STATE of Florida, Appellant,
v.
Clifford VINSON, Appellee.

No. 73-1070.

District Court of Appeal of Florida, Second District.

May 17, 1974.

*419 Joseph P. D'Alessandro, State's Atty., Louis S. St. Laurent, Chief Asst. State's Atty., and E.G. Couse, Asst. State's Atty., Fort Myers, for appellant.

Robert E. Pyle, Lake Alfred, and Frank C. Alderman, III, of Alderman, Hendry & Wallace, Fort Myers, for appellee.

GRIMES, Judge.

The State has filed an appeal from an order dismissing an information. Apprehensive that the time for speedy trial will have expired before this appeal has been decided, the State moved the trial court to extend the trial time for a period equal to the instant appeal, but this motion was denied. Absent an extension, the speedy trial period will expire on May 30, 1974. The State has now filed a motion asking this court to extend the time for trial to include ninety days following the final determination of the appeal.

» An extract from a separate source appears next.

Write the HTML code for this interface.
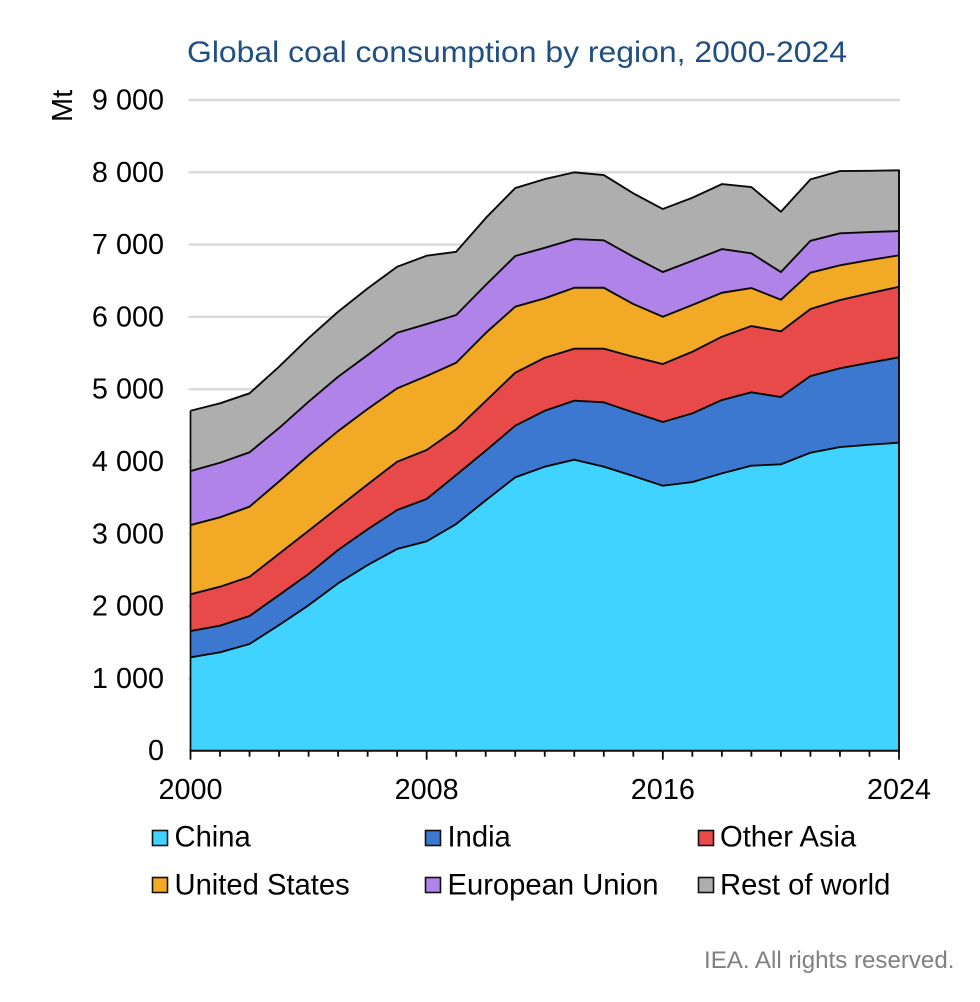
<!DOCTYPE html>
<html lang="en">
<head>
<meta charset="utf-8">
<title>Global coal consumption by region, 2000-2024</title>
<style>
html,body{margin:0;padding:0;background:#fff;width:980px;height:1002px;overflow:hidden}
svg{display:block}
text{font-family:"Liberation Sans",Arial,sans-serif;fill:#000}
</style>
</head>
<body>
<svg id="chart" xmlns="http://www.w3.org/2000/svg" width="980" height="1002" viewBox="0 0 980 1002">
  <rect width="980" height="1002" fill="#fff"/>
  <text x="187" y="62" font-size="29.6" textLength="660" lengthAdjust="spacingAndGlyphs" style="fill:#1f4e82">Global coal consumption by region, 2000-2024</text>
  <text transform="translate(72,122) rotate(-90)" font-size="29">Mt</text>
  <g id="grid"></g>
  <g id="yticks"></g>
  <g id="areas"></g>
  <g id="xaxis"></g>
  <g>
    <g>
      <rect x="152.5" y="830.5" width="15" height="15" fill="#41d3ff" stroke="#111" stroke-width="1.6"/>
      <text x="174.5" y="846.5" font-size="29.2">China</text>
    </g>
    <g>
      <rect x="425.5" y="830.5" width="15" height="15" fill="#3c78d0" stroke="#111" stroke-width="1.6"/>
      <text x="447.5" y="846.5" font-size="29.2">India</text>
    </g>
    <g>
      <rect x="698.5" y="830.5" width="15" height="15" fill="#e84a4a" stroke="#111" stroke-width="1.6"/>
      <text x="720" y="846.5" font-size="29.2">Other Asia</text>
    </g>
    <g>
      <rect x="152.5" y="877.5" width="15" height="15" fill="#f2a925" stroke="#111" stroke-width="1.6"/>
      <text x="174.5" y="894.5" font-size="29.2">United States</text>
    </g>
    <g>
      <rect x="425.5" y="877.5" width="15" height="15" fill="#b083e8" stroke="#111" stroke-width="1.6"/>
      <text x="447.5" y="894.5" font-size="29.2">European Union</text>
    </g>
    <g>
      <rect x="698.5" y="877.5" width="15" height="15" fill="#aeaeae" stroke="#111" stroke-width="1.6"/>
      <text x="720" y="894.5" font-size="29.2">Rest of world</text>
    </g>
  </g>
  <text x="704" y="968" font-size="24.1" style="fill:#808080">IEA. All rights reserved.</text>
</svg>
<script>
const years = [2000,2001,2002,2003,2004,2005,2006,2007,2008,2009,2010,2011,2012,2013,2014,2015,2016,2017,2018,2019,2020,2021,2022,2023,2024];
const china = [1292,1361,1476,1738,2011,2315,2568,2790,2896,3135,3463,3781,3928,4025,3928,3799,3665,3716,3836,3942,3961,4121,4200,4232,4260];
const india = [363,368,387,415,433,461,494,539,585,678,686,714,774,816,890,881,881,950,1014,1015,931,1061,1089,1134,1181];
const otherAsia = [508,539,543,571,599,587,622,668,678,632,687,733,733,719,742,769,802,852,876,917,908,927,944,960,976];
const unitedStates = [958,960,969,999,1040,1058,1042,1015,1023,921,941,913,822,843,843,729,654,646,608,525,437,502,480,460,434];
const europeanUnion = [747,755,752,740,744,751,746,769,719,660,664,701,699,674,656,654,618,613,604,480,383,442,443,388,336];
const restOfWorld = [834,822,816,848,880,899,923,913,945,875,926,940,950,922,903,877,872,871,899,917,834,849,861,847,840];
const yTickValues = [0,1000,2000,3000,4000,5000,6000,7000,8000,9000];
const yTickLabels = ["0","1 000","2 000","3 000","4 000","5 000","6 000","7 000","8 000","9 000"];
const xTickLabels = ["2000","2008","2016","2024"];
const seriesNames = ["china","india","other-asia","united-states","european-union","rest-of-world"];
const seriesColors = ["#41d3ff","#3c78d0","#e84a4a","#f2a925","#b083e8","#aeaeae"];
const seriesValues = [china,india,otherAsia,unitedStates,europeanUnion,restOfWorld];

const NS = "http://www.w3.org/2000/svg";
const plot = {left:190.5, right:899, bottom:750.7, top:100, max:9000};
function xScale(year){
  return plot.left + (year - years[0]) / (years[years.length-1] - years[0]) * (plot.right - plot.left);
}
function yScale(v){
  return plot.bottom - v / plot.max * (plot.bottom - plot.top);
}
function make(tag, attrs, parent){
  const el = document.createElementNS(NS, tag);
  for (const k in attrs) el.setAttribute(k, attrs[k]);
  parent.appendChild(el);
  return el;
}

const gridG = document.getElementById("grid");
const yG = document.getElementById("yticks");
yTickValues.forEach(function(v, i){
  if (v > 0) {
    const line = make("line", {x1:188.5, x2:900, y1:yScale(v), y2:yScale(v), stroke:"#d9d9d9", "stroke-width":2.4}, gridG);
    
    
  }
  const label = make("text", {x:164, y:yScale(v)+9.5, "text-anchor":"end", "font-size":28.8}, yG);
  
  
  label.textContent = yTickLabels[i];
});

const areasG = document.getElementById("areas");
let lower = years.map(function(){ return 0; });
seriesValues.forEach(function(vals, s){
  const upper = vals.map(function(v, i){ return lower[i] + v; });
  const topPts = years.map(function(y, i){ return xScale(y).toFixed(2) + "," + yScale(upper[i]).toFixed(2); });
  const botPts = years.map(function(y, i){ return xScale(y).toFixed(2) + "," + yScale(lower[i]).toFixed(2); }).reverse();
  const area = make("polygon", {points:topPts.concat(botPts).join(" "), fill:seriesColors[s], stroke:"none"}, areasG);
  
  
  lower = upper;
});
let running = years.map(function(){ return 0; });
seriesValues.forEach(function(vals, s){
  running = running.map(function(r, i){ return r + vals[i]; });
  const pts = years.map(function(y, i){ return xScale(y).toFixed(2) + "," + yScale(running[i]).toFixed(2); });
  const line = make("polyline", {points:pts.join(" "), fill:"none", stroke:"#0a0a0a", "stroke-width":1.9, "stroke-linejoin":"round"}, areasG);
  
  
});
const totals = running;
const leftEdge = make("line", {x1:xScale(years[0]), x2:xScale(years[0]), y1:yScale(totals[0]), y2:plot.bottom, stroke:"#0a0a0a", "stroke-width":1.7}, areasG);


const rightEdge = make("line", {x1:xScale(years[years.length-1]), x2:xScale(years[years.length-1]), y1:yScale(totals[totals.length-1])-0.8, y2:plot.bottom, stroke:"#0a0a0a", "stroke-width":1.9}, areasG);



const xG = document.getElementById("xaxis");
const axisLine = make("line", {x1:plot.left-1, x2:plot.right+1, y1:plot.bottom, y2:plot.bottom, stroke:"#0a0a0a", "stroke-width":2}, xG);


years.forEach(function(y){
  const major = xTickLabels.indexOf(String(y)) >= 0;
  const tick = make("line", {x1:xScale(y), x2:xScale(y), y1:plot.bottom, y2:plot.bottom + (major ? 9 : 6), stroke:"#0a0a0a", "stroke-width":1.8}, xG);
  
  
});
xTickLabels.forEach(function(t){
  const label = make("text", {x:xScale(Number(t)), y:799, "text-anchor":"middle", "font-size":28.8}, xG);
  
  
  label.textContent = t;
});
</script>
</body>
</html>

In analogous situations, Rule 3.191(g), CrPR, 33 F.S.A., provides for an automatic ninety-day extension. If the question were squarely presented to us, we would construe the rule to encompass the reversal of an order dismissing an information. Cf. State ex rel. Sheppard v. Duval, Fla.App.3d, 1973, 287 So. 2d 370. In State v. Williams, Fla.App.2d, 1973, 287 So. 2d 415, we suggested that until such time as the wording of the rule was settled, prosecutors might wish to move for an extension of time pending the outcome of the appeal. The State pursued such an approach in this instance without success.

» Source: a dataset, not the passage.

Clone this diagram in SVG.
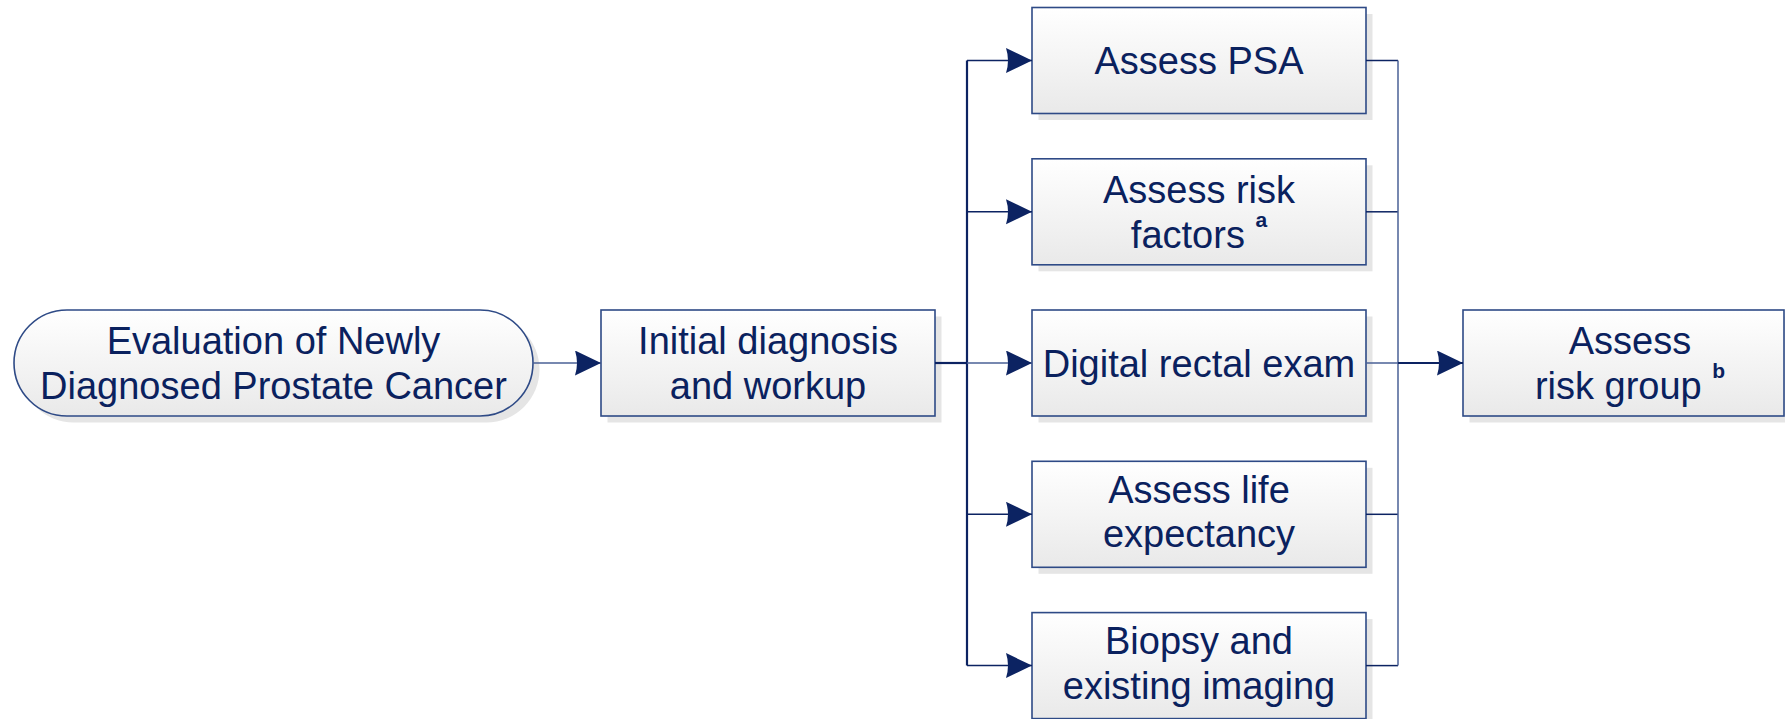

There was no way in which the State could now appeal from the denial of its motion. State v. Smith, Fla. 1972, 260 So. 2d 489. Moreover, the failure to petition for certiorari could not be deemed to constitute a waiver of any error which may have been committed. Cf. Gulf Cities Gas Corporation v. Cihak, Fla.App.2d, 1967, 201 So. 2d 250. Nevertheless, we are reluctant to take it upon ourselves upon an original motion to enter an order extending the time because the rule contemplates that this is a matter to be handled at the trial level. Therefore, the State's motion is denied without prejudice to the filing of a new motion for extension of time to be considered pending this appeal by the trial court in the light of this opinion. If the motion is once again denied, the State will have done about all it can do. Then, if the order dismissing the information is ultimately reversed and the appellee obtains a discharge by reason of the failure to have a speedy trial, the State will have preserved its position and can appeal the order of discharge.

MANN, C.J., and McNULTY, J., concur.